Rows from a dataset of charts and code
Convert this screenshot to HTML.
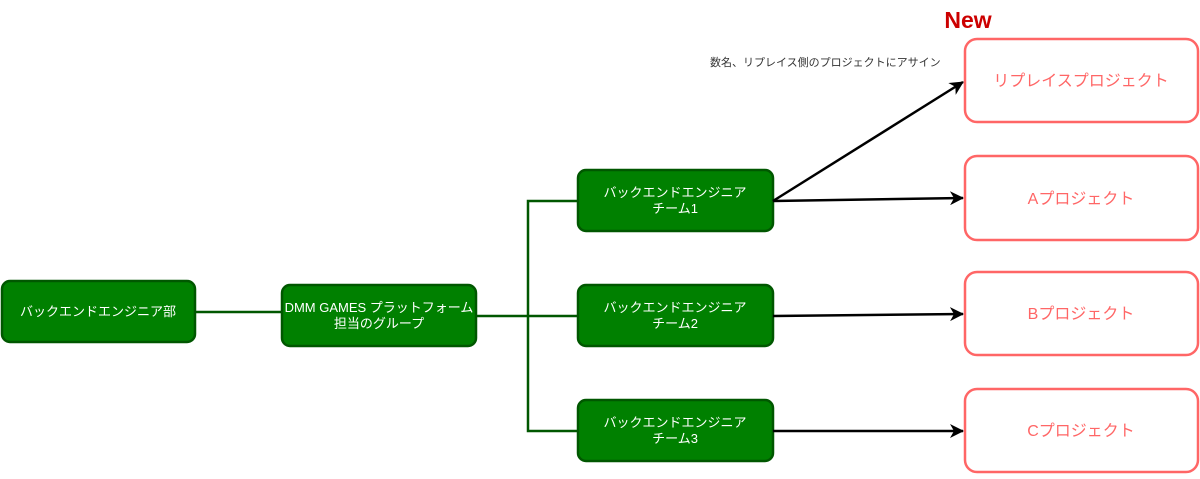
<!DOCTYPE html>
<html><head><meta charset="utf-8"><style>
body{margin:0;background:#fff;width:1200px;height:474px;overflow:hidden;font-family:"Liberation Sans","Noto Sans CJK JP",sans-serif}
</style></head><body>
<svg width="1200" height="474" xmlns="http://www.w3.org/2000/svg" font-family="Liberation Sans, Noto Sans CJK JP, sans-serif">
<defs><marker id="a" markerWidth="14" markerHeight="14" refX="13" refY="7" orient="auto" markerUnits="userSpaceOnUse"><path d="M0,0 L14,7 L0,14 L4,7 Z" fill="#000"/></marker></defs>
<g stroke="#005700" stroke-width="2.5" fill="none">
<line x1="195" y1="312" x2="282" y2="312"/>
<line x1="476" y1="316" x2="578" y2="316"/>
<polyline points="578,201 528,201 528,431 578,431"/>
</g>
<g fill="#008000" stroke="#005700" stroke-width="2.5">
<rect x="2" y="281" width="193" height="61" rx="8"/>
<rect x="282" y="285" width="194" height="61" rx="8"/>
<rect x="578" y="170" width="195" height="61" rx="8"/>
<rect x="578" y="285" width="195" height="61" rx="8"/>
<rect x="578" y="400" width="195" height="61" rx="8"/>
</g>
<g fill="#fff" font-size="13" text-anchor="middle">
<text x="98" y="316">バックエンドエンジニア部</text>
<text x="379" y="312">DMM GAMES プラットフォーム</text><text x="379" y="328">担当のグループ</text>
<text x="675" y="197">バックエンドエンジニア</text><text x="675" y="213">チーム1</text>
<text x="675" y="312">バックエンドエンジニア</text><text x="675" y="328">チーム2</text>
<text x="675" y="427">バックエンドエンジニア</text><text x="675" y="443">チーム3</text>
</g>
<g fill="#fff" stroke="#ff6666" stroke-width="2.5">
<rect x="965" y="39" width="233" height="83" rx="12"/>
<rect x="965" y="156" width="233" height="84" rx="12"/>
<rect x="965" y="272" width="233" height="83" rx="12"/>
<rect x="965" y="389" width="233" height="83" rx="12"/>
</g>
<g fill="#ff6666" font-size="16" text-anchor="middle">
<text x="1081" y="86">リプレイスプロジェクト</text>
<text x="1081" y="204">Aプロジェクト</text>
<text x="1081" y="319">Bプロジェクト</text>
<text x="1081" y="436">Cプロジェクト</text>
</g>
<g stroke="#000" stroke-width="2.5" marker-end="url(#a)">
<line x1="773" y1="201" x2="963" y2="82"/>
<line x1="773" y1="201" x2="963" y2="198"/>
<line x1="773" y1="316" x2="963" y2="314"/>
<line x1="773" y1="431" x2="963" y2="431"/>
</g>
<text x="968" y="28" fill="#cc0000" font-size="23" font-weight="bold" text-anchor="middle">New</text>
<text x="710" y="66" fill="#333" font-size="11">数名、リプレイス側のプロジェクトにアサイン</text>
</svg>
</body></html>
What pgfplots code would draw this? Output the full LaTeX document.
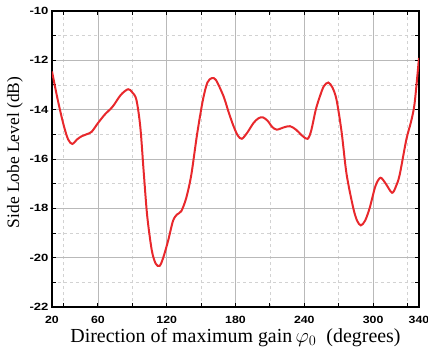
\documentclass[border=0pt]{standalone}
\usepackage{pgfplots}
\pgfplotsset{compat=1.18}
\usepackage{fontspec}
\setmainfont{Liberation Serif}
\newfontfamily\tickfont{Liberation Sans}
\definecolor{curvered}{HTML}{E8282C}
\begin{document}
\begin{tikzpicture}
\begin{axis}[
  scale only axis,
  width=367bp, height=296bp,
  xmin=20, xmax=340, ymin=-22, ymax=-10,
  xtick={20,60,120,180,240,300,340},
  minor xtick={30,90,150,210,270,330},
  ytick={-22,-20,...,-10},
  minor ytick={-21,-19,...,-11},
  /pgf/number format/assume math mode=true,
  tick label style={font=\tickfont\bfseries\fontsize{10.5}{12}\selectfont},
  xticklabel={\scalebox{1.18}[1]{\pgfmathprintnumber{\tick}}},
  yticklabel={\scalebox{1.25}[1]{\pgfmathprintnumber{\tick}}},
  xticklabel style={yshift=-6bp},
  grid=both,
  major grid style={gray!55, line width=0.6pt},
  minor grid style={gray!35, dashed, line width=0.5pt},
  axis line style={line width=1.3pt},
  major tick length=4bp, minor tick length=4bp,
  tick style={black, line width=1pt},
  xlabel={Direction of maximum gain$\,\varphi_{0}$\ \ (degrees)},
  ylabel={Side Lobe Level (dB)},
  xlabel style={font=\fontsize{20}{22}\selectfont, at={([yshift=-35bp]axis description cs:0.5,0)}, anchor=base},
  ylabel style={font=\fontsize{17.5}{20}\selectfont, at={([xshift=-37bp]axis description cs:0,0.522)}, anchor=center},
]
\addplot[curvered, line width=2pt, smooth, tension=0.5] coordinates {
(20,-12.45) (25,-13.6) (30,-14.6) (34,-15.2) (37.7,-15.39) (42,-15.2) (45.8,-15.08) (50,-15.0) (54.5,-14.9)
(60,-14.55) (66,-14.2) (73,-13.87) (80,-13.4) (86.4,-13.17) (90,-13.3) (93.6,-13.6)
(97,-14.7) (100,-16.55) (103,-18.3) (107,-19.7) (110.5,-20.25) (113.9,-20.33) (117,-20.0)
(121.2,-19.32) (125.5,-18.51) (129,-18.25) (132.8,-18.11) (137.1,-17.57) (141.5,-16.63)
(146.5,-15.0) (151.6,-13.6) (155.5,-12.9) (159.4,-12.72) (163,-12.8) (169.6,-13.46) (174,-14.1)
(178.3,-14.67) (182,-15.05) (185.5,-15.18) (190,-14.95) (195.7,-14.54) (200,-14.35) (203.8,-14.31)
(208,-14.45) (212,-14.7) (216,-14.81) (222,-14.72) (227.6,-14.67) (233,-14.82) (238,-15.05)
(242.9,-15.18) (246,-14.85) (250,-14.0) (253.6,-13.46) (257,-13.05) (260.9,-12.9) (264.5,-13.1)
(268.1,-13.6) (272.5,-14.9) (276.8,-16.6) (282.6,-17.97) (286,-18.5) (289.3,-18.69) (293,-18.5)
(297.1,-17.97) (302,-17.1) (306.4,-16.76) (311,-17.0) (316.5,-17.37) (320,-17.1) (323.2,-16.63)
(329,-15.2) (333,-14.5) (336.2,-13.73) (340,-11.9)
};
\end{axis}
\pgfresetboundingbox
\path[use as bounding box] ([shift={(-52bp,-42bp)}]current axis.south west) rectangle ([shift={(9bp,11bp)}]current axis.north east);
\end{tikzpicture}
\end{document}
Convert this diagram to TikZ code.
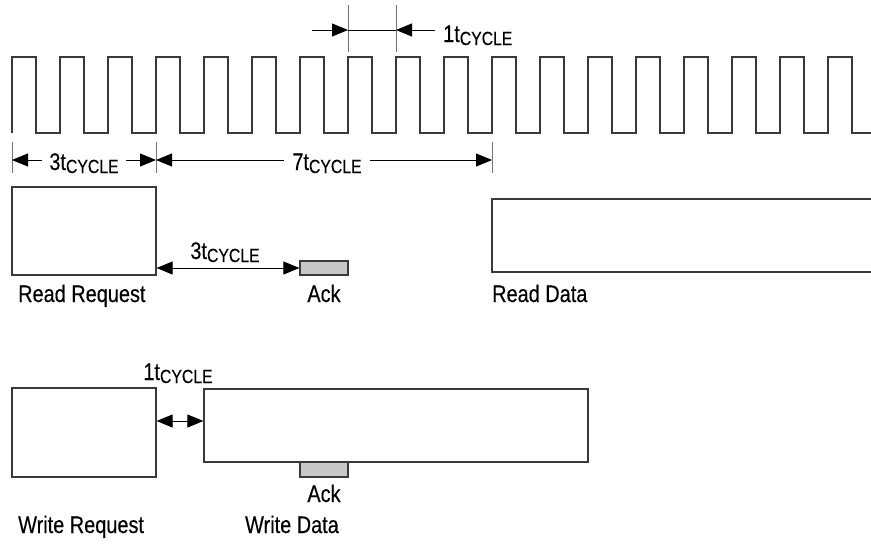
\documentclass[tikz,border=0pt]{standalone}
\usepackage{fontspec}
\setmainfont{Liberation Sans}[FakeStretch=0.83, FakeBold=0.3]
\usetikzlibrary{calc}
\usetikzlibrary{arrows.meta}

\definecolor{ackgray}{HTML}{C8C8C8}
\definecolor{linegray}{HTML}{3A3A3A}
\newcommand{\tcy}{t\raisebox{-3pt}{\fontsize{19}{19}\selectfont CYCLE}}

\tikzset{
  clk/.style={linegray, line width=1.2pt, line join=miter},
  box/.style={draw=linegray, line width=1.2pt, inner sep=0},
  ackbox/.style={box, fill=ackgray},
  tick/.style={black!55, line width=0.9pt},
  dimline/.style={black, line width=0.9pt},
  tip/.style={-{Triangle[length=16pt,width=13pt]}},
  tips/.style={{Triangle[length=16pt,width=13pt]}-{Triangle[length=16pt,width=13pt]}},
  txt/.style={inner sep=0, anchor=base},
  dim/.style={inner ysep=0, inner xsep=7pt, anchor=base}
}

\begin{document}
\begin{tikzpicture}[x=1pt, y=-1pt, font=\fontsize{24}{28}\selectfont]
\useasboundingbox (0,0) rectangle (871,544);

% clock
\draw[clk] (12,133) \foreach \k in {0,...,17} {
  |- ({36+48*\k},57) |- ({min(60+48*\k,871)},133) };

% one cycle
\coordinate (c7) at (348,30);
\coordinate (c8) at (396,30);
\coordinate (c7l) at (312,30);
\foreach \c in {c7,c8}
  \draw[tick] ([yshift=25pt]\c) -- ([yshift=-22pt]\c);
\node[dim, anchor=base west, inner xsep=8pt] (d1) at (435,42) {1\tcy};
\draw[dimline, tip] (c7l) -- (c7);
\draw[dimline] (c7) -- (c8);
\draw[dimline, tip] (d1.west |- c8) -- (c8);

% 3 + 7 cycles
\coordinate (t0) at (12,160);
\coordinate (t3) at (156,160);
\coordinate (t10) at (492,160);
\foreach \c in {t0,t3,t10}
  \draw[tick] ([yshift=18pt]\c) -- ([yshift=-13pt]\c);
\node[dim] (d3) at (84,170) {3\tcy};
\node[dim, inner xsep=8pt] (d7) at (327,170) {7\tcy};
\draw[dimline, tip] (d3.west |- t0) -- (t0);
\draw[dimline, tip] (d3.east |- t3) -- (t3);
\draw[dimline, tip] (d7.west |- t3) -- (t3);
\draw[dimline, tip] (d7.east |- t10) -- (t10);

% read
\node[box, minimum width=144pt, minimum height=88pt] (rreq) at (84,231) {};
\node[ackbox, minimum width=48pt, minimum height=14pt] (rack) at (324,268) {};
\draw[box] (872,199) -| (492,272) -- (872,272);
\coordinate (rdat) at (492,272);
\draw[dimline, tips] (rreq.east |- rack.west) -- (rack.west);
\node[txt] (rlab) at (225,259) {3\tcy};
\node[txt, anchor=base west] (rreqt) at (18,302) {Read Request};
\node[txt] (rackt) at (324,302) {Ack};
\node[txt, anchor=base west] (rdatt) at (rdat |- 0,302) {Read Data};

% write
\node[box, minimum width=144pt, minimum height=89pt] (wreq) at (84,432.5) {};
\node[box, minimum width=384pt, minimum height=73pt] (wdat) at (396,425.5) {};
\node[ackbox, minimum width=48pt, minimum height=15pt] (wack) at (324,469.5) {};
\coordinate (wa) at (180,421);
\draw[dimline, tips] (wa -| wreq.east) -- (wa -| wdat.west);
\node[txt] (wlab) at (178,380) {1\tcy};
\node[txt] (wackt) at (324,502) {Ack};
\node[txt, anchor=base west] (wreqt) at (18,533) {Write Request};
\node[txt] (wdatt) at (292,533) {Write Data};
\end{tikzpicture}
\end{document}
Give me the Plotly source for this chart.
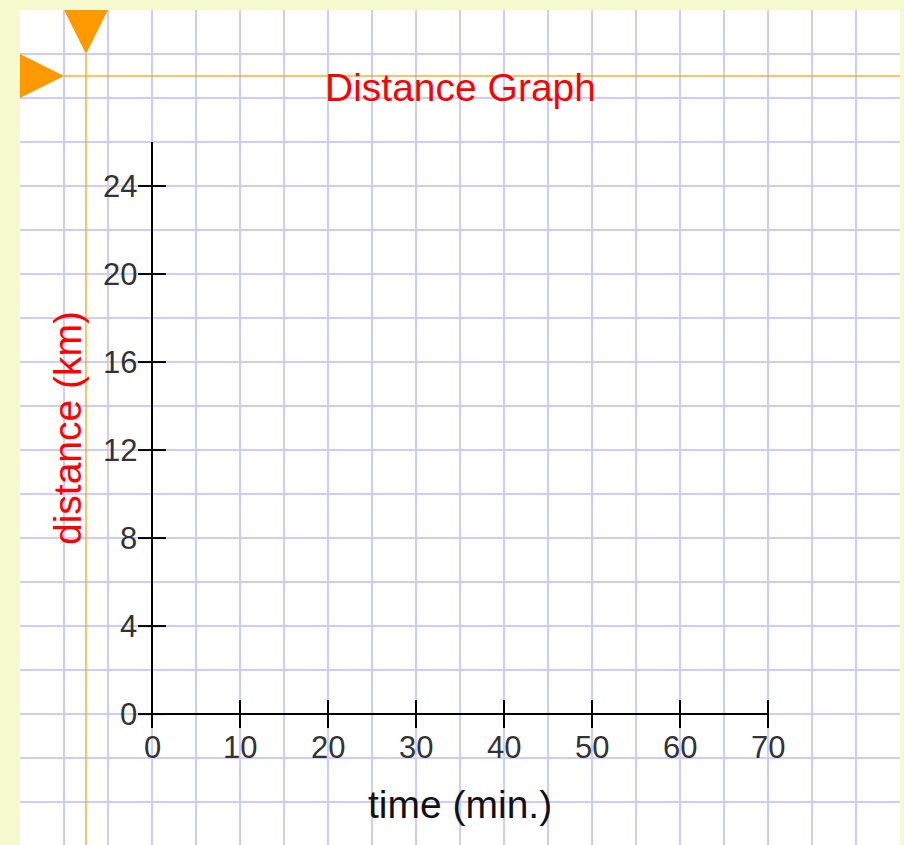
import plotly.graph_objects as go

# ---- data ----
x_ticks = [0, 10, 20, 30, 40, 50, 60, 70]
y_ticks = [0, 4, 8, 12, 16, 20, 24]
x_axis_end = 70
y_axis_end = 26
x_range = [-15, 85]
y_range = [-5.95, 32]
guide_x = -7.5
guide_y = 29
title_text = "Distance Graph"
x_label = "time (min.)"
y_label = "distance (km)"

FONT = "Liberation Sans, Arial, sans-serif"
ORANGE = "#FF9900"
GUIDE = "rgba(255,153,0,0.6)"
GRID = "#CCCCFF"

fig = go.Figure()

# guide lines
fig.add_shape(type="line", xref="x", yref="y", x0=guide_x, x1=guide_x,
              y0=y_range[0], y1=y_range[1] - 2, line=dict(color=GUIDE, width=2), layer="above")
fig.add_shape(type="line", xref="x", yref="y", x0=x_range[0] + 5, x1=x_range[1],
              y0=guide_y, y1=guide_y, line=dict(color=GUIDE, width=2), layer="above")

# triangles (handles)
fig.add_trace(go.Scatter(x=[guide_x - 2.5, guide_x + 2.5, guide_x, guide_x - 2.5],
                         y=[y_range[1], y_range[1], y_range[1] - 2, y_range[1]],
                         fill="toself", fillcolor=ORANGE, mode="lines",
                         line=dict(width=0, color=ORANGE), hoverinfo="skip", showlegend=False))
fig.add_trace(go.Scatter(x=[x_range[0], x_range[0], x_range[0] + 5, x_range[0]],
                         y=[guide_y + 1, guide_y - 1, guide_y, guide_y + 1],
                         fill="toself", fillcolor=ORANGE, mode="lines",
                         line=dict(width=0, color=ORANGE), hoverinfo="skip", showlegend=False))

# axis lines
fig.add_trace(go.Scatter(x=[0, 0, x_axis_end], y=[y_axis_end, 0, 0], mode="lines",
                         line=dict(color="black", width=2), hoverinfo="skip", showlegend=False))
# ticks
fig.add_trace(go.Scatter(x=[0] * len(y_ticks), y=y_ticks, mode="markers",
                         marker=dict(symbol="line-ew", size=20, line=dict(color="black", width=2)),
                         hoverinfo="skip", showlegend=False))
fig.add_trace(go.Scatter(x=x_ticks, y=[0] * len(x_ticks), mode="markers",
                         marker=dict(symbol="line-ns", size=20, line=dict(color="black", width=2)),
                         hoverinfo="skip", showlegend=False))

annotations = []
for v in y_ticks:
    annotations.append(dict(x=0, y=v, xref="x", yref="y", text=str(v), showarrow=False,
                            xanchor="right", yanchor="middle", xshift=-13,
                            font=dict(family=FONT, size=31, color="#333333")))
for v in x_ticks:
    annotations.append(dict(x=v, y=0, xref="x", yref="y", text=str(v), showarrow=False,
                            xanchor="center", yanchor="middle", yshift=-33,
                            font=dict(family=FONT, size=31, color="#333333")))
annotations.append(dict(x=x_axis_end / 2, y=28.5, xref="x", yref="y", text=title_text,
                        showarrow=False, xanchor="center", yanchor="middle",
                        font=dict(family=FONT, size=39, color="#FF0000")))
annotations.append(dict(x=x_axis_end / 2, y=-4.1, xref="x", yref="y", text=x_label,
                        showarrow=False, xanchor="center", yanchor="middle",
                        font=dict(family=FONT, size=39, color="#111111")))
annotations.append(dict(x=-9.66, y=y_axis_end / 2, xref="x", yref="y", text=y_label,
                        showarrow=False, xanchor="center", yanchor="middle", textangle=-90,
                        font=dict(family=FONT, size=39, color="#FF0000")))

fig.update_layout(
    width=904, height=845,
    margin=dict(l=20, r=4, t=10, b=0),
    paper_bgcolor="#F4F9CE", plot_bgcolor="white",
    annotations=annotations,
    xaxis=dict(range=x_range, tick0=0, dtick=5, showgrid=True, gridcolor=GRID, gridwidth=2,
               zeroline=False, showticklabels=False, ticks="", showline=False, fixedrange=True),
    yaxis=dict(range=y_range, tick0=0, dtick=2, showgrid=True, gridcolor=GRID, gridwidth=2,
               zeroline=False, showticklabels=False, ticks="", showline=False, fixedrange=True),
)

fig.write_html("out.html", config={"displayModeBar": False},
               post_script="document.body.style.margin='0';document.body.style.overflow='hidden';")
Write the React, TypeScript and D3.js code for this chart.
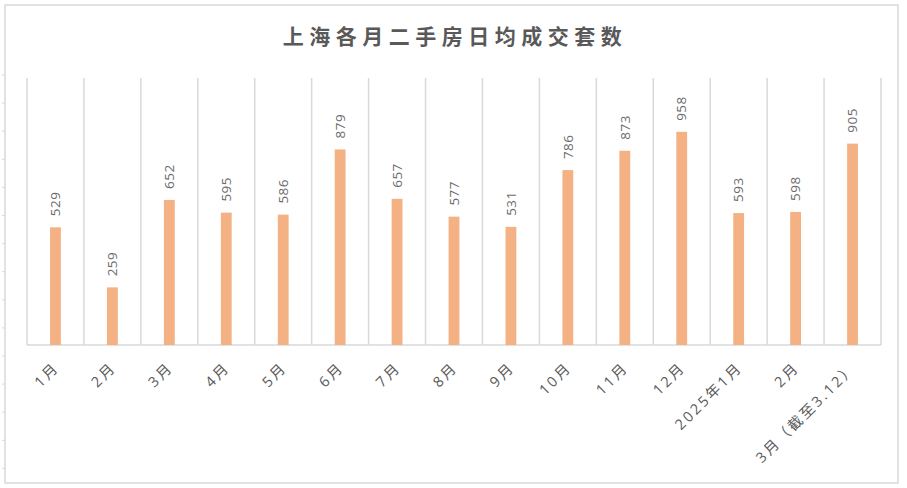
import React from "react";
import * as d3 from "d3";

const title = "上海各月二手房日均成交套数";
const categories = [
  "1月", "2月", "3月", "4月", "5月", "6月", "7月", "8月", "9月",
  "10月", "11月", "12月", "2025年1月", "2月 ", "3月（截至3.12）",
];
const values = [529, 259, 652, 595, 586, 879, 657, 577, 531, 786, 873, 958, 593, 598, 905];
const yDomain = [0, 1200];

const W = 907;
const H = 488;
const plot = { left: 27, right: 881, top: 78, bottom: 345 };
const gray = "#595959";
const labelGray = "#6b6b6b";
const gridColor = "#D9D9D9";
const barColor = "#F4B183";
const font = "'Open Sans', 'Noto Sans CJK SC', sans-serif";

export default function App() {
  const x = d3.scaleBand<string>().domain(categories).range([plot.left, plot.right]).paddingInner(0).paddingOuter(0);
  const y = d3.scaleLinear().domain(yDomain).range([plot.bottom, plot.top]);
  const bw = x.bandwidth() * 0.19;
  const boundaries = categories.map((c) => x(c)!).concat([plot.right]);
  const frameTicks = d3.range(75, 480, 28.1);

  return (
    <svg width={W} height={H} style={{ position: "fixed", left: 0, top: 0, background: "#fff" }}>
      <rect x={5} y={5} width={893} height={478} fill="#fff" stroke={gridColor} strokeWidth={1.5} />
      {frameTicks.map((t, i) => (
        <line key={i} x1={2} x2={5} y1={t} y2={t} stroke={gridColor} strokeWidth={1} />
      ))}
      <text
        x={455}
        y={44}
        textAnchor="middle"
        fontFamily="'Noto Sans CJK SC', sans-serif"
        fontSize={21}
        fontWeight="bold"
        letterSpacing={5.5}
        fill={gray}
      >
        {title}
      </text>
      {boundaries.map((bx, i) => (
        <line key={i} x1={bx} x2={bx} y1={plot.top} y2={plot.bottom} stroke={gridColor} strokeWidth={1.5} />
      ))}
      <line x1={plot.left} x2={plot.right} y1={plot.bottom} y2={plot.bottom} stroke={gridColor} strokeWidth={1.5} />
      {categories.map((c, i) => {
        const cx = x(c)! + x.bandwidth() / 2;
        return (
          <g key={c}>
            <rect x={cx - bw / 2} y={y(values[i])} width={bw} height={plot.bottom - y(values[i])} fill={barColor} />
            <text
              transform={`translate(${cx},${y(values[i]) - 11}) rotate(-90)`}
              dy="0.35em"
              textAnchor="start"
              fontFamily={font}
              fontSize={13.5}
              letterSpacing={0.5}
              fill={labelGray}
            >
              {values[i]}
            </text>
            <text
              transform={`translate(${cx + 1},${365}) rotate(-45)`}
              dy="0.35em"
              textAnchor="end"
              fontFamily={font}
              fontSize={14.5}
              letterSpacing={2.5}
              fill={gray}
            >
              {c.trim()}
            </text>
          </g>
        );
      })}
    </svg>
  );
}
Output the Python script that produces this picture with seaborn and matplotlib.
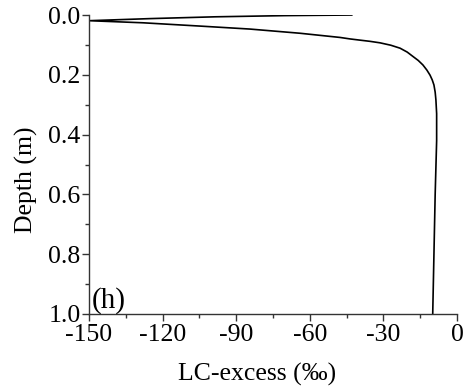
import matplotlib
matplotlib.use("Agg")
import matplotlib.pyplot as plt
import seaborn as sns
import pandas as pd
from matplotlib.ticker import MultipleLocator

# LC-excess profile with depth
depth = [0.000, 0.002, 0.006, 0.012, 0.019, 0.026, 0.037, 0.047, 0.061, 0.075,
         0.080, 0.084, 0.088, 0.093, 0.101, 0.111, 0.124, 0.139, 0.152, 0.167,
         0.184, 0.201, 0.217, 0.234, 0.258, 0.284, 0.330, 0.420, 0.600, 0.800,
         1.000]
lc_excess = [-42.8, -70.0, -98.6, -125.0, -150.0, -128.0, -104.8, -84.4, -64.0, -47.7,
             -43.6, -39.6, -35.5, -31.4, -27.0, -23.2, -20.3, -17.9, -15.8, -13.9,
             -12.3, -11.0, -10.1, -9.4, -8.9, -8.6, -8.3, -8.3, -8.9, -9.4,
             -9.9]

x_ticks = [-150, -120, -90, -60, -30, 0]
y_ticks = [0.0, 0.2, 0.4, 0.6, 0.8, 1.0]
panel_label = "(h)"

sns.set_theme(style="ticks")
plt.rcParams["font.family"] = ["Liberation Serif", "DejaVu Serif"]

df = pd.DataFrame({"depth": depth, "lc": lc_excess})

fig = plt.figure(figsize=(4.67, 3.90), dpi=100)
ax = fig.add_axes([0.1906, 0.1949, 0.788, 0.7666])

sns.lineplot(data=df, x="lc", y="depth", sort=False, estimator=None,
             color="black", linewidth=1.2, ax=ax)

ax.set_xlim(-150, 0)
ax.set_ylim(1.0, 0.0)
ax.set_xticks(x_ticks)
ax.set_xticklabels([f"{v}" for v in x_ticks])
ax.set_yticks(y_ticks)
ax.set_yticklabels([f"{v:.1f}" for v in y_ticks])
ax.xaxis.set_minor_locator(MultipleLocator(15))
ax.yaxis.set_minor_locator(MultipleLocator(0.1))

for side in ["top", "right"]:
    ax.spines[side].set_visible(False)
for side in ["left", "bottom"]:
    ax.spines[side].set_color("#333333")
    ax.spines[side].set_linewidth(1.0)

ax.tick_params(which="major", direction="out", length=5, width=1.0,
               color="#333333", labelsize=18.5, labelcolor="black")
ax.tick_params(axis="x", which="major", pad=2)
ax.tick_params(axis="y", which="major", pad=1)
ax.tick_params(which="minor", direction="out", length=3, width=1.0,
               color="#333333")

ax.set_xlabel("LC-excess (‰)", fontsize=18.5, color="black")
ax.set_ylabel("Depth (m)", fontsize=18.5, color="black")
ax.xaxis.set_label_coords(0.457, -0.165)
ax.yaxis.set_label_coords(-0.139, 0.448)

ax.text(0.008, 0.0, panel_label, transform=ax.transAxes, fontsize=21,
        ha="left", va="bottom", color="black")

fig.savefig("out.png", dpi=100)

• _TASK BRIEF_:
Find all lines holding the string "with" and copy them.

• _FINAL RESULT_:
Output the Python script that produces this picture with seaborn and matplotlib.
# LC-excess profile with depth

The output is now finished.